Small businesses usually run a tight ship, and rarely indulge in frivolous expenses. But when the financial picture darkens, looking for ways to run even leaner can help you weather the storm and survive, even thrive. Here are tips you can use to find ways to conserve resources and help your business during tough times.
Limit Extra Expenses
Some expenditures, such as payroll, are vital to a business. Others are extra that do nothing but siphon a business’s income. Still others may be necessary but could be limited. Identifying and limiting these unnecessary expenses early can assist in preparing your business.
- Rent expenses: could your business operate from a smaller footprint, or perhaps a home office? Rent is one of the highest obligations a business has so cutting costs here is especially attractive
- Equipment expenses: can you sell unnecessary equipment to help your cash flow? For instance, you could consider selling your company vehicle and meeting your transportation needs through a truck rental agency instead.
- Extra office supplies: do you have hundreds or thousands of dollars tied up in office supplies? Inventory your storage cabinets and limit purchases to only those that are absolutely necessary.
Plan, Plan, Plan
Surviving a financial downturn starts with good planning. Developing a business strategy that considers all the possibilities that you can think of can prepare you to make the right decisions. Some aspects that you should consider are:
- Cash flow: reviewing your past cash flows can shed light on what may happen in the future. Consider how other businesses in your industry make decisions, and whether those decisions could help you as well.
- Write multiple business plans: planning for hard times can require multiple business plans that anticipate one of the best ways to plan for a recession. Imagining different scenarios, and coming up with a plan to handle them, can support success.

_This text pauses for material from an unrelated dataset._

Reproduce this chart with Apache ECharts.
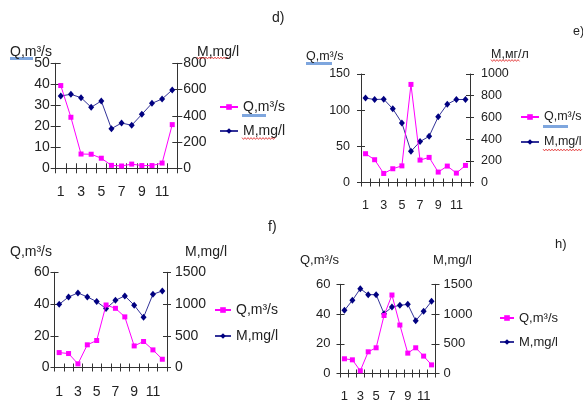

- Cash reserves: it is entirely likely that your business may lose income or cash during a downturn. Plan for these losses by incorporating a cash reserve into your plans.
- Emergency investors: should your cash flow fail, you may need an infusion of funds to wait out the storm. Identifying potential emergency investors now can give you peace of mind should things go wrong.
- Extra lines of credit: likewise, securing extra lines of credit, or extending the credit lines that you already have, can give you peace of mind that you have access to funds if you need them.
Focus on Customer Service
One of the best things you can do now to prepare for an economic downturn is to focus on customer service. Even during the worst of times, customers are still spending money and hiring businesses and services. However, those people hiring will want to spend their money carefully and will be looking for recommendations for reliability and quality. Focusing on customer service now can ensure that word-of-mouth puts you at the top of everyone’s hiring list.
- Communicate well and often:: communication with your customers is always important, but during economic downturns it becomes essential. Build a reputation for strong communication skills now.
- Be flexible: Being flexible with your business policies may help you retain cash-strapped customers. For instance, you could amend your return policy to allow for longer timeframes or lower penalties to make it more customer-friendly.
- Ask customers to rate your business: if you have a website (and you should), ask customers to rate your business or write a testimonial to post. Future customers take these ratings and comments very seriously.
- Reach out to the community: consider spending what time and money you can in your community. Sponsoring a Little League team or an event at your local school can provide exposure to your business as well as build goodwill. It is also a wonderful feeling to be able to support initiatives and charities that you believe in, so look for a cause that is important to you personally.
There is no guarantee for a small business facing tough economic times, but by following these three steps you can position your company to weather the storm and survive, even thrive, during a downturn.